Indian TV is going through change, with fresh new voices and innovative network brand philosophies. As a result, viewers have been introduced to unconventional characters like Maya , the villainous female lead from ‘Beyhadh’ or Satrupa, the bold matriarch from ‘Rishton Ka Chakravyuh’. And the movement is only gaining momentum with more and more characters and stories that don’t fit the traditional TV ‘saas-bahu’ mold currently being broadcast. We look at some of these characters.

Anika – ‘Ishqbaaaz’

Anika is a bold, headstrong modern young woman. At the core of the character, she is the perfect daughter-in-law, but on the surface Anika looks and acts nothing like the timid, tactful, sari clad women we are used to seeing. While most Indian TV characters go through a transformation post-marriage, Anika has still kept her original style and demeanor. In fact, her catchy phrases and one-liners have caught on to the rest of her family as well. In a landscape where most female characters have very distinct images pre- and post-marriage, Anika is a great reminder that women don’t have to change themselves to fit into a new family.

Vedika Mathur – ‘Aap Ke Aa Jane Se’

Vedika is a mature woman in a young romance, which brings an interesting perspective to the usual love story we are used to seeing. She’s a realist in contrast to Sahil’s carefree optimism, with her everyday life coming in the way of following her heart. Their love story does face the typical tropes of unsupportive families and evil exes, but the main barrier is Vedika’s lack of faith in life working in her favour. Her resignation to her fate is the opposite of the unwavering optimism of typical TV heroine, who is always willing to fight for her love. Vedika, however, tries to distance herself from Sahil for his own benefit. She has a viewpoint that is seldom explored on Indian TV, which creates an interesting dynamic in this love story.

Nimki Singh – ‘Nimki Mukhiya’

Nimki is a feisty, sharp-tongued, ambitious girl who also happens to be in charge of her village. While most shows sidetrack the female lead’s career, especially after marriage, the whole story of ‘Nimki Mukhiya’ revolves around Nimki’s career as the head of the village. Despite her naivety and overconfidence, she has a solid understanding of right and wrong and is willing to fight for justice. She has also rarely shies away from professing her love for her partner Baboo, a welcome change from the usual bashful female lead. Nimki isn’t perfect, she can be selfish, money-driven and delusional, but her flaws are what make her growth compelling to watch.

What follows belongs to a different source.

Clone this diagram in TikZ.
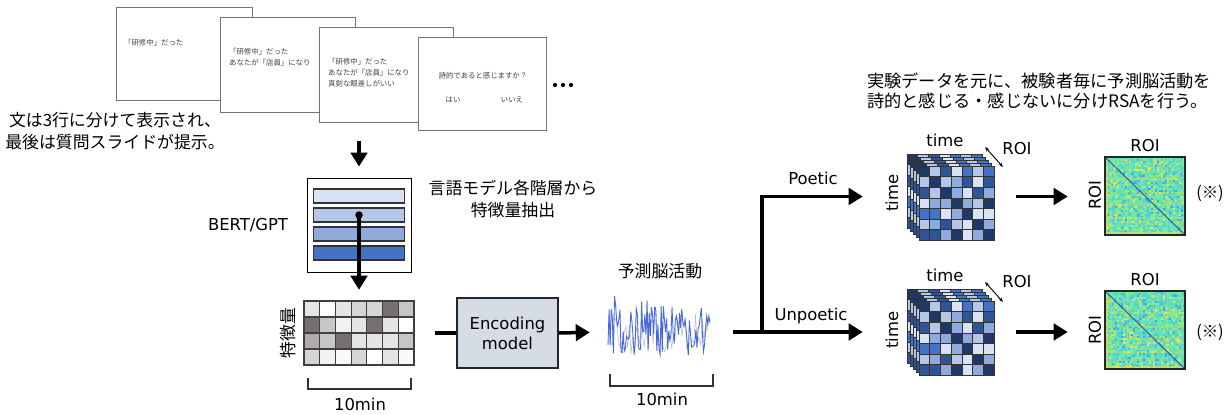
\documentclass[tikz,border=0pt]{standalone}
\usepackage{fontspec}
\setmainfont{DejaVu Sans}
\newfontfamily\jpfont{Noto Sans CJK JP}
\usetikzlibrary{arrows.meta,positioning}

\newcommand{\pxu}{0.03cm}

\definecolor{bl1}{HTML}{DAE3F3}
\definecolor{bl2}{HTML}{B4C7E7}
\definecolor{bl3}{HTML}{8FAADC}
\definecolor{bl4}{HTML}{4472C4}
\definecolor{bl5}{HTML}{2F5597}
\definecolor{bl6}{HTML}{203864}
\definecolor{encfill}{HTML}{D6DCE5}
\definecolor{gA}{HTML}{E4E4E4}
\definecolor{gW}{HTML}{FFFFFF}
\definecolor{gB}{HTML}{D6D6D6}
\definecolor{gC}{HTML}{C6C6C6}
\definecolor{gD}{HTML}{767171}
\definecolor{gE}{HTML}{F2F2F2}
\definecolor{gF}{HTML}{AEAAAA}
\definecolor{gG}{HTML}{FAFAFA}
\definecolor{sigblue}{RGB}{70,105,225}
\definecolor{rsmA}{RGB}{100,228,180}
\definecolor{rsmB}{RGB}{80,208,222}
\definecolor{rsmC}{RGB}{140,235,130}
\definecolor{rsmD}{RGB}{228,228,80}
\definecolor{rsmE}{RGB}{60,170,230}

\pgfmathdeclarerandomlist{rsmcols}{{rsmA}{rsmA}{rsmA}{rsmA}{rsmA}{rsmB}{rsmB}{rsmB}{rsmB}{rsmC}{rsmC}{rsmC}{rsmD}{rsmE}}

\tikzset{
  slide/.style={draw=black!55, fill=white, line width=0.7pt, inner sep=0},
  slidetxt/.style={font=\jpfont\fontsize{6.3}{9.4}\selectfont, text=black!75,
    inner sep=0, align=left, anchor=west},
  lbl/.style={font=\fontsize{14}{17}\selectfont, inner sep=0},
  jplbl/.style={font=\jpfont\fontsize{14.4}{19}\selectfont, inner sep=0, align=center},
  bertlayer/.style={draw=black!80, line width=1.1pt, minimum width=91*\pxu,
    minimum height=14*\pxu, inner sep=0},
  encbox/.style={draw=black!85, fill=encfill, line width=0.9pt, minimum width=101*\pxu,
    minimum height=70*\pxu, align=center, font=\fontsize{14}{17}\selectfont},
  area/.style={inner sep=0, minimum width=#1},
  thk/.style={line width=3pt},
  arr/.style={line width=3pt, line join=miter, -{Triangle[length=12pt,width=14pt]}},
  bracket/.style={line width=1pt, black!80},
}

% one 7x7 slice of the cube
\newcommand{\roigrid}{%
  \foreach \row [count=\ri from 0] in {%
      {bl6,bl2,bl5,bl1,bl4,bl2,bl4},
      {bl2,bl6,bl2,bl3,bl5,bl1,bl5},
      {bl5,bl2,bl6,bl3,bl1,bl5,bl3},
      {bl1,bl3,bl3,bl6,bl3,bl2,bl6},
      {bl4,bl4,bl1,bl3,bl6,bl1,bl1},
      {bl2,bl3,bl5,bl2,bl1,bl6,bl3},
      {bl5,bl5,bl3,bl6,bl1,bl3,bl6}}{
    \foreach \col [count=\cj from 0] in \row
      \filldraw[fill=\col, draw=black!80, line width=0.4pt]
        (\cj*10.7,\ri*10.6) rectangle ++(10.7,10.6);
  }}
% stacked slices, #1,#2 = top left of the front slice
\newcommand{\roicube}[2]{%
  \foreach \k in {4,3,2,1}{
    \begin{scope}[shift={(#1-3*\k,#2-3*\k)}]
      \roigrid
    \end{scope}
  }
  \begin{scope}[shift={(#1,#2)}]
    \roigrid
  \end{scope}}
% ROI x ROI matrix, #1,#2 = top left
\newcommand{\rsmplot}[2]{%
  \begin{scope}[shift={(#1,#2)}]
    \fill[rsmA] (0,0) rectangle (80,78);
    \foreach \ri in {0,...,39}{
      \foreach \cj in {0,...,39}{
        \pgfmathrandomitem{\rc}{rsmcols}
        \fill[fill=\rc] (\cj*2,\ri*1.95) rectangle ++(2.05,2);
      }
    }
    \foreach \s in {3,11,18,24,31,37}{
      \fill[rsmD, opacity=0.35] (0,\s*1.95) rectangle ++(80,1.2);
      \fill[rsmD, opacity=0.35] (\s*2,0) rectangle ++(1.2,78);
    }
    \fill[rsmD, opacity=0.6] (0,75) rectangle (80,78);
    \fill[rsmD, opacity=0.6] (0,0) rectangle (2.5,78);
    \draw[bl5, line width=0.8pt] (0,0) -- (80,78);
    \draw[black!85, line width=1pt] (0,0) rectangle (80,78);
  \end{scope}}

\begin{document}
\begin{tikzpicture}[x=0.03cm, y=-0.03cm]
  \useasboundingbox (0,0) rectangle (1232,414);
  \pgfmathsetseed{17}

  % slides
  \node[slide, minimum width=136*\pxu, minimum height=93*\pxu] (s1) at (184,53.5) {};
  \node[slidetxt] (s1t) at (124,43) {「研修中」だった};
  \node[slide, minimum width=135*\pxu, minimum height=95*\pxu] (s2) at (287.5,64.5) {};
  \node[slidetxt] (s2t) at (229,57.5) {「研修中」だった\\あなたが「店員」になり};
  \node[slide, minimum width=134*\pxu, minimum height=95*\pxu] (s3) at (386,74.5) {};
  \node[slidetxt] (s3t) at (328,72.7) {「研修中」だった\\あなたが「店員」になり\\真剣な眼差しがいい};
  \node[slide, minimum width=128*\pxu, minimum height=93*\pxu] (s4) at (482,83.5) {};
  \node[slidetxt, anchor=center] (s4q) at (483,76) {詩的であると感じますか？};
  \node[slidetxt, anchor=center] (s4y) at (453,100) {はい};
  \node[slidetxt, anchor=center] (s4n) at (512,100) {いいえ};
  \foreach \d in {555,563,571}{
    \fill (\d,85) circle (1.8pt);
  }
  \node[jplbl] (caption) at (115,131) {文は3行に分けて表示され、\\最後は質問スライドが提示。};

  % language model
  \coordinate (slidesout) at (359,141);
  \node[draw, line width=0.7pt, minimum width=104*\pxu, minimum height=94*\pxu, inner sep=0] (bert) at (359,225) {};
  \node[bertlayer, fill=bl1] (l1) at (359,196) {};
  \node[bertlayer, fill=bl2] (l2) at (359,215) {};
  \node[bertlayer, fill=bl3] (l3) at (359,234) {};
  \node[bertlayer, fill=bl4] (l4) at (359,253) {};
  \node[lbl] (bertname) at (248,225) {BERT/GPT};
  \node[jplbl] (extract) at (513,199) {言語モデル各階層から\\特徴量抽出};
  \draw[arr, shorten >=0.33cm] (slidesout) -- (bert.north);

  % features
  \node[area=110*\pxu, minimum height=64*\pxu] (feat) at (359,333) {};
  \begin{scope}[shift={(304,301)}]
    \foreach \row [count=\ri from 0] in {%
        {gA,gW,gA,gB,gB,gD,gC},
        {gD,gC,gE,gA,gD,gA,gW},
        {gF,gC,gD,gA,gA,gA,gC},
        {gB,gE,gG,gB,gW,gA,gG}}{
      \foreach \col [count=\cj from 0] in \row
        \filldraw[fill=\col, draw=black!75, line width=0.9pt]
          (\cj*15.71,\ri*16) rectangle ++(15.71,16);
    }
  \end{scope}
  \fill (l2.center) circle (3.2pt);
  \draw[arr, shorten >=0.33cm] (l2.center) -- (feat.north);
  \node[lbl, rotate=90, font=\jpfont\fontsize{14.4}{17}\selectfont] (featname) at (288,333) {特徴量};
  \draw[bracket] (308,378) -- (308,389) -- (411,389) -- (411,378);
  \node[lbl] (featlen) at (360,404) {10min};

  % encoding model
  \node[encbox] (enc) at (507.5,333) {Encoding\\model};
  \draw[thk, shorten <=0.63cm] (feat.east) -- (enc.west);

  % predicted brain activity
  \node[area=104*\pxu, minimum height=80*\pxu] (sig) at (659,332) {};
  \draw[gray!50, line width=0.5pt] plot[domain=609:709, samples=60]
    (\x, {331+18*rand+12*rand*rand*rand});
  \draw[sigblue, line width=0.75pt] plot[domain=608:710, samples=95]
    (\x, {max(292,min(370,330+25*rand+18*rand*rand*rand))});
  \node[jplbl] (signame) at (660,271) {予測脳活動};
  \draw[bracket] (610,374) -- (610,386) -- (713,386) -- (713,374);
  \node[lbl] (siglen) at (662,399) {10min};
  \draw[arr, shorten >=0.51cm] (enc.east) -- (sig.west);

  % RSA per condition
  \node[jplbl, align=left, anchor=west, font=\jpfont\fontsize{14.7}{17}\selectfont] (note)
    at (867,91) {実験データを元に、被験者毎に予測脳活動を\\詩的と感じる・感じないに分けRSAを行う。};

  \node[area=87*\pxu, minimum height=85*\pxu] (cubeP) at (950.5,196.5) {};
  \roicube{919}{166}
  \node[area=87*\pxu, minimum height=86*\pxu] (cubeU) at (950.5,332) {};
  \roicube{919}{301}

  \coordinate (split) at (762,332);
  \draw[arr, shorten <=0.66cm, shorten >=1.32cm] (sig.east) -- (cubeU.west);
  \draw[arr, shorten >=1.32cm] (split) |- (cubeP.west);
  \node[lbl] (poetic) at (813,178) {Poetic};
  \node[lbl] (unpoetic) at (811,316) {Unpoetic};

  % poetic
  \node[lbl] (timeP) at (945,140) {time};
  \node[lbl, rotate=90] (timePv) at (892,193) {time};
  \node[lbl] (roiP) at (1017,149) {ROI};
  \draw[{Stealth[length=4pt]}-{Stealth[length=4pt]}, line width=0.8pt] (985,147) -- (1003,167);
  \node[area=80*\pxu, minimum height=78*\pxu] (rsmP) at (1145,196) {};
  \rsmplot{1105}{157}
  \node[lbl] (rsmPx) at (1145,146) {ROI};
  \node[lbl, rotate=90] (rsmPy) at (1095,195) {ROI};
  \node[lbl, font=\jpfont\fontsize{14}{17}\selectfont] (noteP) at (1210,193) {(※)};
  \draw[arr, shorten <=0.66cm, shorten >=1.11cm] (cubeP.east) -- (cubeP.east -| rsmP.west);

  % unpoetic
  \node[lbl] (timeU) at (945,275) {time};
  \node[lbl, rotate=90] (timeUv) at (892,330) {time};
  \node[lbl] (roiU) at (1017,282) {ROI};
  \draw[{Stealth[length=4pt]}-{Stealth[length=4pt]}, line width=0.8pt] (985,282) -- (1003,302);
  \node[area=80*\pxu, minimum height=78*\pxu] (rsmU) at (1145,330) {};
  \rsmplot{1105}{291}
  \node[lbl] (rsmUx) at (1145,280) {ROI};
  \node[lbl, rotate=90] (rsmUy) at (1095,330) {ROI};
  \node[lbl, font=\jpfont\fontsize{14}{17}\selectfont] (noteU) at (1210,332) {(※)};
  \draw[arr, shorten <=0.66cm, shorten >=1.11cm] (cubeU.east) -- (cubeU.east -| rsmU.west);
\end{tikzpicture}
\end{document}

Deep Raichand – ‘Ishq Mein Marjawan’

Deep Raichand is the perfect man. A loyal husband, he loves his wife and family and is willing to do anything for them.  The only problem – he’s aligned with the villain. Deep is one of the few anti-heroes on Indian TV, a character who is truly gray in a universe that is conventionally black or white. His actions may be evil, but his intentions and reasons behind them aren’t. Everything he does is to protect his family. Deep has inverted Indian TV’s perfect man by keeping all the conventional qualities but giving them a sinister end result.

Introducing unconventional characters has allowed showrunners to depict different stories as well. Seeing TV channels welcome more and more diverse perspectives on screens paints a positive picture on where the industry is headed. Hopefully, with audiences appreciating fresh content, media companies will take on bigger risks and tell bolder stories.